# Task to complete
Begin at the line that contains "Rebuild this chart", stop after the line that contains "from matplotlib.patches import Rectangle", and reproduce only that span, unaltered.

# Stored rows
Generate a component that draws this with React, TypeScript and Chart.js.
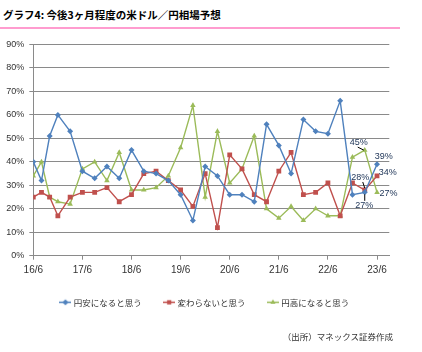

==

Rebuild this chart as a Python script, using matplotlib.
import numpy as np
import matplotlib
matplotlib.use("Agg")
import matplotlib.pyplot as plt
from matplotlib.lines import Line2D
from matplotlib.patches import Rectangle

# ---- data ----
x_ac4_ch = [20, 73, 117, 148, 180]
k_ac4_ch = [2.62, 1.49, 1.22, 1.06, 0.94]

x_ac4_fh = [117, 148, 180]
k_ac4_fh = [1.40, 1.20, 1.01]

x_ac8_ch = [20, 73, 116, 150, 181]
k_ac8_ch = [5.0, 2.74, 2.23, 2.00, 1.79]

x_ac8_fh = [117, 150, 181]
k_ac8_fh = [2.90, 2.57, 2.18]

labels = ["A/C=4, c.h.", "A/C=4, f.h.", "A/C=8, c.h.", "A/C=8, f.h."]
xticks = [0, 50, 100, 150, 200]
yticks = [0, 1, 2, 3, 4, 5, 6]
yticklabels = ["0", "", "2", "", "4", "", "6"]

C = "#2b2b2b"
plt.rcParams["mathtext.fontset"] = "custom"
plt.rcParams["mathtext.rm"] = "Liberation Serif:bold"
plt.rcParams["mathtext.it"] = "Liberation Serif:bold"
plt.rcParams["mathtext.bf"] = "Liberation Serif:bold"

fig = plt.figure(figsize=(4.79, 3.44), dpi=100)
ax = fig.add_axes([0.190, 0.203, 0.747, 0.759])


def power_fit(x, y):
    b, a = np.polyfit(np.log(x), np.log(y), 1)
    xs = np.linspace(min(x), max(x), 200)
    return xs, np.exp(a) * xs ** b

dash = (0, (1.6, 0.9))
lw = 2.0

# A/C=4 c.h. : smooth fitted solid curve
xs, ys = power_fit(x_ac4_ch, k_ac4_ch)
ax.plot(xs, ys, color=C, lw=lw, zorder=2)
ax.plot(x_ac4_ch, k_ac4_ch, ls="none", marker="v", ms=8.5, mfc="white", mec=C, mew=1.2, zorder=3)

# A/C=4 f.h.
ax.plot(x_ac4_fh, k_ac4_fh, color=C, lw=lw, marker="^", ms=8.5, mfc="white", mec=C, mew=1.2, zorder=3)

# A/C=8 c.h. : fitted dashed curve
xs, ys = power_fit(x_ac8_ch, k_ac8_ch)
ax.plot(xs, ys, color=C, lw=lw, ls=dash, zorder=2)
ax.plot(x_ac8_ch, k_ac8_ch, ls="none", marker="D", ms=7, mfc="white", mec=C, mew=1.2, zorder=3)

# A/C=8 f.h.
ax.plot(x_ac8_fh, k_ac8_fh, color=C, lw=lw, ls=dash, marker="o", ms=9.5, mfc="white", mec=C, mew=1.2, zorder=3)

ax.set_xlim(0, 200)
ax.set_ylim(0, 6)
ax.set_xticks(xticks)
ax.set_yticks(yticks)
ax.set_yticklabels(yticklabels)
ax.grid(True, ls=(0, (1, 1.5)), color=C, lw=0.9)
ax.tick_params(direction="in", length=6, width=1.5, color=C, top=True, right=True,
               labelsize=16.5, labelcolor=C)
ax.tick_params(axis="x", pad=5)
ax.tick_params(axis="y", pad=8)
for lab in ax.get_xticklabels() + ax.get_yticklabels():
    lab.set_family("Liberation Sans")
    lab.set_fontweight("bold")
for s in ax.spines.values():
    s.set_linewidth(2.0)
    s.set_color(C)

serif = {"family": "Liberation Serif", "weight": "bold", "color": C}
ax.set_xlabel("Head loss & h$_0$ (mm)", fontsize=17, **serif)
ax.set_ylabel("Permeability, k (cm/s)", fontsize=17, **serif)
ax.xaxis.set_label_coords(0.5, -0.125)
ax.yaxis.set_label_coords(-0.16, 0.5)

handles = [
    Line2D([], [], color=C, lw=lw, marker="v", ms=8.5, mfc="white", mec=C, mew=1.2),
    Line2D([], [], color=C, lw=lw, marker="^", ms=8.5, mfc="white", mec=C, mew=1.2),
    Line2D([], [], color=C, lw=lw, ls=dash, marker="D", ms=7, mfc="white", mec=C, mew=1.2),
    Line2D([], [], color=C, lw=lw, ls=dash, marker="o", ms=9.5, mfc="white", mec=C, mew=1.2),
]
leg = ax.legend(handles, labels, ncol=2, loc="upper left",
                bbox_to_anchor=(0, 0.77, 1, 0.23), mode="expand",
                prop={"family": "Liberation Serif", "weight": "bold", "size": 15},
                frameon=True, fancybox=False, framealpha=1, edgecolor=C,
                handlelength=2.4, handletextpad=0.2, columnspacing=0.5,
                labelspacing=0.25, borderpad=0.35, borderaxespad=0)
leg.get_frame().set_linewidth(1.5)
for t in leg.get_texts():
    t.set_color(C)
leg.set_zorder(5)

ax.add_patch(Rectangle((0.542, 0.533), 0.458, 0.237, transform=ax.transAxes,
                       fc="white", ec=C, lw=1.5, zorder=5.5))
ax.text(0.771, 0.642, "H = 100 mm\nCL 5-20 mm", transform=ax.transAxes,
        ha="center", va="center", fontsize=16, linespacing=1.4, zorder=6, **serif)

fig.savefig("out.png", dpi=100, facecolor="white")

...

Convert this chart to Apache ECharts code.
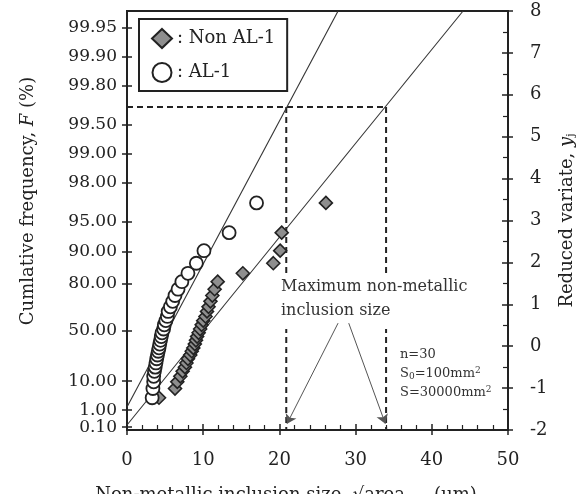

# Expected answer
Rebuild this chart as a Python script, using matplotlib.
import numpy as np
import matplotlib
matplotlib.use("Agg")
import matplotlib.pyplot as plt
from matplotlib.lines import Line2D
from matplotlib.patches import Rectangle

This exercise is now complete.